Love Medicine

"Ethnic writing = works that focus on the lives and particular concerns of America's minorities- labors under a peculiar burden: only certain types of people are supposed to be interested. Louise Erdrich's first novel, Love Medicine, dispels these spurious notions".  This quote comes from Marco Portales review of the book Love Medicine, by Louise Erdrich ("People with Holes in Their Lives." The New York Times Book Review 23 December 1984: 6).

The novel consists of fourteen chapters, in which seven narrators relate the particulars of life as an American Indian. Portales feels that by using this structure, Erdrich is able to present a variety of voices. Each adds a different dimension whether cruel, somber, or humorous that together is a wondrous prose song. The characters may at first seem unfamiliar to the reader, but over time Erdrich makes us care for them, and understand them through her selection and skillful presentation of the events and attitudes that each of her well conceived narrators relate.

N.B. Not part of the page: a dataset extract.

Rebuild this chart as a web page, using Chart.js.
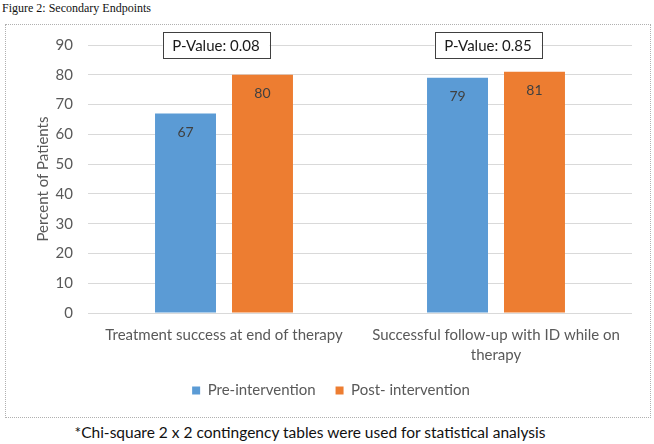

 Mr. Portales believes that ultimately, the book is about the enduring varieties of loving and surviving, and these themes are revealed in a narrative that is a perfect mixture of comic and tragic. Each word in each sentence seems to be perfectly placed. Although the books fit together wonderfully, there are some objections as well. Erdrich could have added more to the background, had she focused more on the younger generation such as Albertine and Lipsha. The depiction of Albertine  is intriguing because she represents the younger generation of the Chippewa women. We are shown what happens to the Indians of the older generation, but she leaves us only to guess at the futures of the younger characters.

Some of the minor flaws that Portales brings out in his critique do not detract from the clear success that Erdrich has at portraying the Native American characters to which most Americans are completely oblivious. With Love Medicine, Erdrich enters a company of America's better novelists and readers who are expecting to see more imaginative and accomplished writing from her in the future.

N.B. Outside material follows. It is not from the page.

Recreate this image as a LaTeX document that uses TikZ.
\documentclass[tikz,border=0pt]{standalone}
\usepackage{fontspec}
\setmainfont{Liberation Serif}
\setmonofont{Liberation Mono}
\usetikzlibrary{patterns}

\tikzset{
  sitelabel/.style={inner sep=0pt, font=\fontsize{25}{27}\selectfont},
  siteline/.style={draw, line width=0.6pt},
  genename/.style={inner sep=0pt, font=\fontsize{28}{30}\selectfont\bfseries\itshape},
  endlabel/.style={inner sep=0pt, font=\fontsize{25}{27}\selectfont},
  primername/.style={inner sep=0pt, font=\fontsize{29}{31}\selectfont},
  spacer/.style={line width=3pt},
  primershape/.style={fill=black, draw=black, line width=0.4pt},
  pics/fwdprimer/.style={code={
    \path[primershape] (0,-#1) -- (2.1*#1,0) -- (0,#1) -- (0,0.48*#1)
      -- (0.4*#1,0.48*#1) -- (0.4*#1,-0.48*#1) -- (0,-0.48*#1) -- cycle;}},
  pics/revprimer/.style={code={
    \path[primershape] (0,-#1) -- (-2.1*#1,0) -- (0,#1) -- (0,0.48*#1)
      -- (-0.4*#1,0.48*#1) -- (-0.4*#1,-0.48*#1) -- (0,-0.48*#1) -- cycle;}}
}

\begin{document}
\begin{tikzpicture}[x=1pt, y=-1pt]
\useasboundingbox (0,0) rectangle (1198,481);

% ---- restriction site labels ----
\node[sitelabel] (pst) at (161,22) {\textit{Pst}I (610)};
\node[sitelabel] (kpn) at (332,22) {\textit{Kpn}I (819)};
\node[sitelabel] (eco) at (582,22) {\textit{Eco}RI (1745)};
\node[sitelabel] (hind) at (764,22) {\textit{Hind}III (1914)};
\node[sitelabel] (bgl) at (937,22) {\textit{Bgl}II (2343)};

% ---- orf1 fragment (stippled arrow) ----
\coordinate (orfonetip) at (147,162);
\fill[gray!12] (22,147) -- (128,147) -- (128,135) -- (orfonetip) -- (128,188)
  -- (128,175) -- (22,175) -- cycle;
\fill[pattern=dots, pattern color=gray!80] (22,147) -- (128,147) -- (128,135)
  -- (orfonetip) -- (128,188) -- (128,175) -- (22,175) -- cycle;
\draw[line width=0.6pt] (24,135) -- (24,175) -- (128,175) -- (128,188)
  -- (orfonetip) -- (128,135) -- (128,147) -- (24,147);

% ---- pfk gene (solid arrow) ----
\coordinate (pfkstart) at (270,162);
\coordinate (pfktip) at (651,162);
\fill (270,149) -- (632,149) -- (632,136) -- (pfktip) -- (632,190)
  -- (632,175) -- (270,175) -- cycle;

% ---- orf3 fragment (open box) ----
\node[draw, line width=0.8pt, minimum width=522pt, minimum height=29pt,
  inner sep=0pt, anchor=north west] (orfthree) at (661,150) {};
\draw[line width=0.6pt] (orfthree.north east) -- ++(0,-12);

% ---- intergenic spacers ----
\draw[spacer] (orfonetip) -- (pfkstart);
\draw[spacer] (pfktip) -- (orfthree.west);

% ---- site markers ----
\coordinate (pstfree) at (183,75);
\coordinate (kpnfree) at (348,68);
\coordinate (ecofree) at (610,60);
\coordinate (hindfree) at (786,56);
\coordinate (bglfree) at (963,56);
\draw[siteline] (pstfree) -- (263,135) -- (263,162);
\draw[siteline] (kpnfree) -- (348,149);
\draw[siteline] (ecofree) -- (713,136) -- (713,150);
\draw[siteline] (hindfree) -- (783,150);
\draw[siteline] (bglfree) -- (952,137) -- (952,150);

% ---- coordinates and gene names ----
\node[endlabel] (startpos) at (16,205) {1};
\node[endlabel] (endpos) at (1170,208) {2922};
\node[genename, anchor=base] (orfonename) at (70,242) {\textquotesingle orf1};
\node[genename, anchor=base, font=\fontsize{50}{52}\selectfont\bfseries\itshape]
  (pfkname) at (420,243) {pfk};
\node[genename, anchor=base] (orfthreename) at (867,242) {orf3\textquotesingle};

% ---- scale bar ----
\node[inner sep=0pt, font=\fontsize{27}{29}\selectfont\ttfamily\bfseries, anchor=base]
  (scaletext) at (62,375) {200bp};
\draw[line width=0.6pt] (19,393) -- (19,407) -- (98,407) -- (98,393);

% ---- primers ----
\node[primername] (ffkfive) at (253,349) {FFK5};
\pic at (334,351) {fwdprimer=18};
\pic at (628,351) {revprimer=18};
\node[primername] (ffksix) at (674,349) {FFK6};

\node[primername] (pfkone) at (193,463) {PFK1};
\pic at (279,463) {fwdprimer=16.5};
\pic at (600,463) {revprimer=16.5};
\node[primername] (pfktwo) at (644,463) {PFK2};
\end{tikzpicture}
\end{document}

" A poet's novel" is the way that critic Robert Towers sums up the book Love Medicine by Louise Erdrich in his article ("Uprooted." The New York Review of Books11 April 1985: 36-37). Towers finds the book very hard to follow. "The episodes, most of them dramatic monologues, are loosely strung together and the relationships between various narrators and characters are so confusing that you find yourself constantly having to flip back to earlier sections in order to keep your bearings on where you are headed". The reader who sticks with it however, will find themselves undergoing an adoption into a nearly forgotten Indian tribe.

Love Medicine delivers an attack against an official policy that tried to make farmers out of the hunting and fishing Chippewas.  However, this view seems only to be loved by the sentimental reader. Alas, the love medicine does not always work. Erdrich applies it so thickly to the wounds and abrasions, that her characters suffer.  At times, the language seems to be too intense and the reader feels coerced into accepting the romanticized version of how things really are. Despite these downfalls, Erdrich is a notably talented writer who has produced a novel that deserves much praise despite its structural problems and stylistic excesses.

I chose to use two different book reviews because I believe that both Portales and Towers had valuable things to say about Love Medicine. Portales feel that Erdrich has a remarkable way of putting the life of the Native Americans into words, giving those unfamiliar with it a real look at how they live. Erdrich blends the story with just the right amount of comic relief to mask some of the pain that their everyday life seemed to be plagued with. Towers felt that she went to the extreme in this area and made it so heart wrenching that it was unbelievable. I tend to disagree with Towers.  People who are not Native American, or are not familiar with their way of life, need books such as this to wake them up and make them realize how other cultures live. Although this is a novel, it still gives an almost real look at how another culture survives. I tend to think the only reason we view this as negative is that it gives us a look at something we may want to forget, due to the fact that we may have part in causing some of their trials.

Towers claims that the book is hard to follow, and in some respects, I agree. At first I had a hard time following it and did find myself looking back to see whom exactly the book was talking about. However, as the book progressed and I allowed it to soak in, it really became much clearer, even simple, to follow. It is not a book you just pick up to read and not put thought into; it requires you to think and to process.  I think Louis Erdrich's point, was that she wanted us to reflect and to think as we read the book.

I found parts of the book troubling and at times even disturbing. Although it may not be on my list of favorites, I still am glad that I took the time to read it. It caused me to step back and look at things from a perspective that I had not given much thought to before. Since reading it, I think it has continued to influence the way I look at things as well. At times we take things for granted and are content to live in our little bubbles without much regard to what goes on around us, but this book has caused me to see the life of the Native American from a different perspective and step out of the bubble for a better look at things.